Information shown:
━━━━━━━━━━━━━━━━━━━━

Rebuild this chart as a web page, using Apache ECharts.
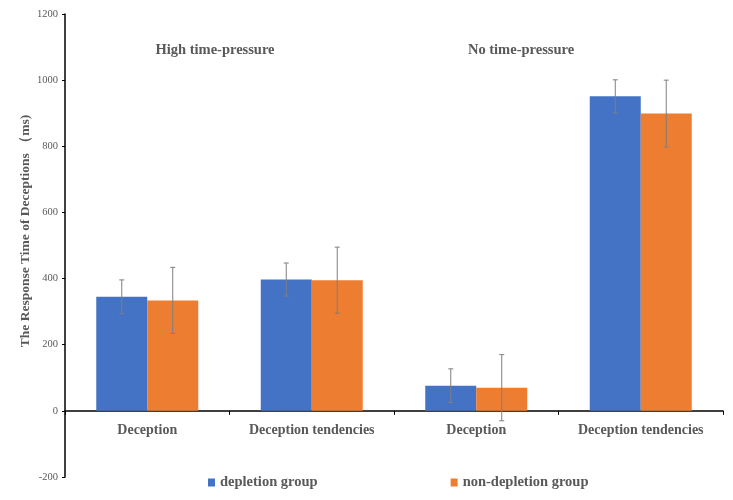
<!DOCTYPE html>
<html>
<head>
<meta charset="utf-8">
<script src="https://cdn.jsdelivr.net/npm/echarts@6/dist/echarts.min.js"></script>
<style>html,body{margin:0;padding:0;background:#fff}#c{width:733px;height:500px}</style>
</head>
<body>
<div id="c"></div>
<script>
var categories = ['Deception', 'Deception tendencies', 'Deception', 'Deception tendencies'];
var groupLabels = ['High time-pressure', 'No time-pressure'];
var depletion = [345, 397, 76, 951];
var depletionErr = [51, 50, 51, 50];
var nonDepletion = [334, 395, 70, 899];
var nonDepletionErr = [100, 100, 100, 101];
var yTicks = { min: -200, max: 1200, interval: 200 };

var FONT = '"Liberation Serif", "Times New Roman", serif';
var TXT = '#595959';
var BAR_FRAC = 0.31; // each bar width as a fraction of band
var GRID = { left: 65, right: 10, top: 14, bottom: 23 };
var plotH = 500 - GRID.top - GRID.bottom;
var zeroOffset = -plotH * (0 - yTicks.min) / (yTicks.max - yTicks.min);

function errData(vals, errs) {
  return vals.map(function (v, i) { return [i, v - errs[i], v + errs[i]]; });
}
function errSeries(name, vals, errs, side) {
  return {
    type: 'custom',
    name: name + ' err',
    z: 10,
    silent: true,
    data: errData(vals, errs),
    encode: { x: 0, y: [1, 2] },
    renderItem: function (params, api) {
      var band = api.size([1, 0])[0];
      var off = side * band * BAR_FRAC / 2;
      var lo = api.coord([api.value(0), api.value(1)]);
      var hi = api.coord([api.value(0), api.value(2)]);
      var x = lo[0] + off;
      var cap = 2.5;
      var st = { stroke: '#7f7f7f', lineWidth: 1 };
      return {
        type: 'group',
        children: [
          { type: 'line', shape: { x1: x, y1: lo[1], x2: x, y2: hi[1] }, style: st },
          { type: 'line', shape: { x1: x - cap, y1: hi[1], x2: x + cap, y2: hi[1] }, style: st },
          { type: 'line', shape: { x1: x - cap, y1: lo[1], x2: x + cap, y2: lo[1] }, style: st }
        ]
      };
    }
  };
}

var chart = echarts.init(document.getElementById('c'));
chart.setOption({
  animation: false,
  grid: { left: GRID.left, right: GRID.right, top: GRID.top, bottom: GRID.bottom, containLabel: false },
  legend: {
    data: ['depletion group', 'non-depletion group'],
    left: 203, top: 470,
    icon: 'rect', itemWidth: 7, itemHeight: 8, itemGap: 133,
    textStyle: { fontFamily: FONT, fontWeight: 'bold', fontSize: 14.5, color: TXT }
  },
  xAxis: {
    type: 'category',
    data: categories,
    offset: zeroOffset,
    axisLine: { onZero: false, lineStyle: { color: '#000', width: 1.5 } },
    axisTick: { show: true, alignWithLabel: false, length: 4, lineStyle: { color: '#000' } },
    axisLabel: { fontFamily: FONT, fontWeight: 'bold', fontSize: 14, color: TXT, margin: 13, interval: 0 }
  },
  yAxis: {
    type: 'value',
    min: yTicks.min, max: yTicks.max, interval: yTicks.interval,
    splitLine: { show: false },
    axisLine: { show: true, lineStyle: { color: '#000', width: 1.5 } },
    axisTick: { show: true, length: 3, lineStyle: { color: '#000' } },
    axisLabel: { fontFamily: FONT, fontSize: 10.5, color: TXT, margin: 7, formatter: function (v) { return String(v); } }
  },
  graphic: [
    { type: 'text', x: 26, y: 231, rotation: Math.PI / 2,
      style: { text: 'The Response Time of Deceptions （ms)', fontFamily: FONT, fontWeight: 'bold', fontSize: 13.5, fill: TXT, textAlign: 'center', textVerticalAlign: 'middle' } },
    { type: 'text', x: 215, y: 50,
      style: { text: groupLabels[0], fontFamily: FONT, fontWeight: 'bold', fontSize: 14.5, fill: TXT, textAlign: 'center', textVerticalAlign: 'middle' } },
    { type: 'text', x: 521, y: 50,
      style: { text: groupLabels[1], fontFamily: FONT, fontWeight: 'bold', fontSize: 14.5, fill: TXT, textAlign: 'center', textVerticalAlign: 'middle' } }
  ],
  series: [
    { type: 'bar', name: 'depletion group', data: depletion, itemStyle: { color: '#4472C4' }, barGap: '0%', barCategoryGap: '38%' },
    { type: 'bar', name: 'non-depletion group', data: nonDepletion, itemStyle: { color: '#ED7D31' }, barGap: '0%', barCategoryGap: '38%' },
    errSeries('depletion group', depletion, depletionErr, -1),
    errSeries('non-depletion group', nonDepletion, nonDepletionErr, 1)
  ]
});
</script>
</body>
</html>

━━━━━━━━━━━━━━━━━━━━

Exercise:
Transcribe the opening line of the listing above, please, and every line after it through the line with "var zeroOffset = -plotH", word for word, without pictures.

Final result:
Rebuild this chart as a web page, using Apache ECharts.
<!DOCTYPE html>
<html>
<head>
<meta charset="utf-8">
<script src="https://cdn.jsdelivr.net/npm/echarts@6/dist/echarts.min.js"></script>
<style>html,body{margin:0;padding:0;background:#fff}#c{width:733px;height:500px}</style>
</head>
<body>
<div id="c"></div>
<script>
var categories = ['Deception', 'Deception tendencies', 'Deception', 'Deception tendencies'];
var groupLabels = ['High time-pressure', 'No time-pressure'];
var depletion = [345, 397, 76, 951];
var depletionErr = [51, 50, 51, 50];
var nonDepletion = [334, 395, 70, 899];
var nonDepletionErr = [100, 100, 100, 101];
var yTicks = { min: -200, max: 1200, interval: 200 };

var FONT = '"Liberation Serif", "Times New Roman", serif';
var TXT = '#595959';
var BAR_FRAC = 0.31; // each bar width as a fraction of band
var GRID = { left: 65, right: 10, top: 14, bottom: 23 };
var plotH = 500 - GRID.top - GRID.bottom;
var zeroOffset = -plotH * (0 - yTicks.min) / (yTicks.max - yTicks.min);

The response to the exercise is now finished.